According to the directive, the focus shifts from the quantity to the quality of protection. Agencies are encouraged to adopt AI tools that can predict the likelihood of a vulnerability being exploited even before it is used on a wide scale. This includes analyzing data from the dark web, hacker forum activity, and the historical behavior of similar code sequences.

  • Prioritization based on the Known Exploited Vulnerabilities (KEV) catalog.
  • Automated impact analysis on critical operations.
  • Reduction of Mean Time to Remediation (MTTR) for high-risk threats.
  • Strengthening public-private partnerships for threat data exchange.

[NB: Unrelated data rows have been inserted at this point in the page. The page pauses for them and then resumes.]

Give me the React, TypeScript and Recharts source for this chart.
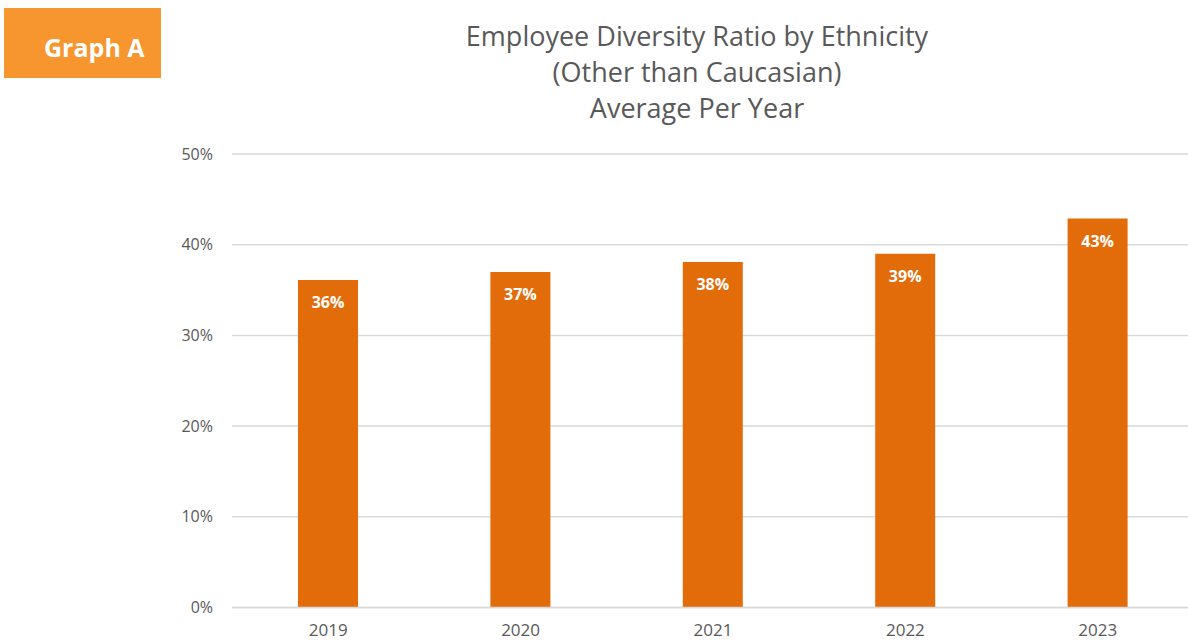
import React from 'react';
import { BarChart, Bar, XAxis, YAxis, CartesianGrid, LabelList } from 'recharts';

// values
const years = ['2019', '2020', '2021', '2022', '2023'];
const ratio = [36.1, 37.0, 38.1, 39.0, 42.9];
const yTicks = [0, 10, 20, 30, 40, 50];
const titleLines = ['Employee Diversity Ratio by Ethnicity', '(Other than Caucasian)', 'Average Per Year'];

const rows = years.map((year, i) => ({ year, ratio: ratio[i] }));

const FONT = '"Open Sans", sans-serif';
const GREY = '#595959';

export default function App() {
  return (
    <div
      style={{
        position: 'absolute',
        left: 0,
        top: 0,
        width: 1188,
        height: 641,
        overflow: 'hidden',
        background: '#fff',
        fontFamily: FONT,
      }}
    >
      {/* orange tag box */}
      <div style={{ position: 'absolute', left: 4, top: 8, width: 157, height: 70, background: '#F7952F' }}>
        <span
          style={{
            position: 'absolute',
            left: 40,
            top: 27,
            fontSize: 25,
            lineHeight: '25px',
            fontWeight: 700,
            color: '#fff',
            whiteSpace: 'nowrap',
          }}
        >
          Graph A
        </span>
      </div>

      <div
        style={{
          position: 'absolute',
          left: 397,
          top: 18,
          width: 600,
          textAlign: 'center',
          fontSize: 27,
          lineHeight: '36px',
          color: GREY,
        }}
      >
        {titleLines.map((t) => (
          <div key={t}>{t}</div>
        ))}
      </div>

      <div style={{ position: 'absolute', left: 0, top: 0 }}>
        <BarChart width={1200} height={641} data={rows} margin={{ top: 154, right: 6, bottom: 0, left: 0 }}>
          <CartesianGrid vertical={false} stroke="#D9D9D9" strokeWidth={1.5} />
          <XAxis
            dataKey="year"
            height={33.5}
            axisLine={{ stroke: '#D9D9D9', strokeWidth: 1.5 }}
            tickLine={false}
            tickSize={0}
            tickMargin={16}
            tick={{ fill: GREY, fontSize: 17, fontFamily: FONT }}
          />
          <YAxis
            width={232}
            domain={[0, 50]}
            ticks={yTicks}
            axisLine={false}
            tickLine={false}
            tickSize={0}
            tickMargin={19}
            tickFormatter={(v: number) => `${v}%`}
            tick={{ fill: GREY, fontSize: 16, fontFamily: FONT }}
          />
          <Bar dataKey="ratio" fill="#E36C0A" barSize={60} isAnimationActive={false}>
            <LabelList
              dataKey="ratio"
              position="insideTop"
              offset={17}
              formatter={(v: number) => `${Math.round(v)}%`}
              style={{ fill: '#fff', fontSize: 16, fontWeight: 700, fontFamily: FONT }}
            />
          </Bar>
        </BarChart>
      </div>
    </div>
  );
}
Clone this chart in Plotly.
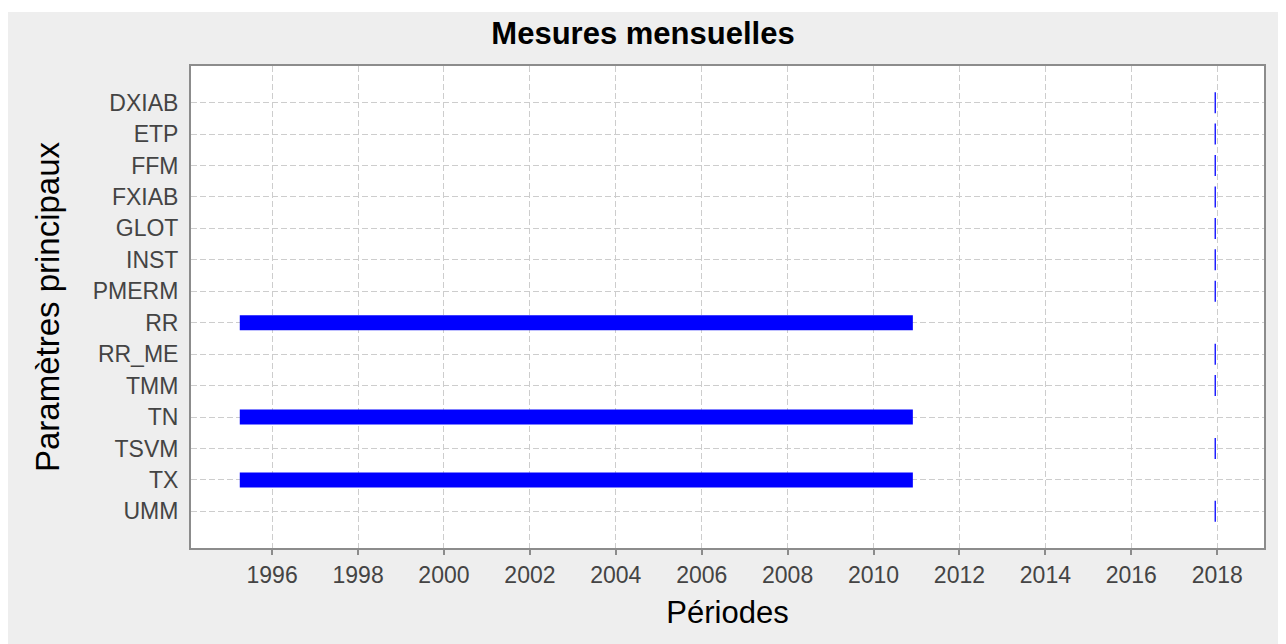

This move is not just about technology; it is about governance. It mandates a culture of risk management rather than a culture of mere compliance. In the past, an agency might be considered 'secure' if it had installed 90% of updates. Today, if the remaining 10% includes a vulnerability that allows access to nuclear data or the personal information of millions of citizens, the agency is considered to have failed.

Geopolitical Implications and Challenges

The decision to use AI as the tip of the spear in cyber-defense does not occur in a vacuum. We live in a time where cyberspace is the fifth domain of warfare. State actors from China, Russia, and Iran are already using AI to discover vulnerabilities faster than human analysts. The new directive is essentially a response to this algorithmic arms race.

"We cannot fight 21st-century threats with 20th-century tools. AI is the only means we have to balance the speed of attacks," sources close to the federal government state.

However, this approach is not without risks. Over-reliance on AI can create blind spots. If an algorithm fails to recognize a new, novel attack method (zero-day) because it doesn't fit past patterns, the consequences could be catastrophic. Furthermore, there is the issue of transparency: how can we be sure that the AI prioritizing the vulnerabilities has not itself been compromised or does not exhibit bias in its assessments?

Conclusion: The Dawn of a New Era

The new AI directive in cybersecurity is a milestone. It shows that the state is beginning to perceive the complexity of the digital world not as a problem solved by more personnel, but as a problem requiring smarter management. Focusing on 'highest risk' vulnerabilities is an admission that absolute security is impossible, and that survival depends on our ability to protect what truly matters, at the moment it matters most.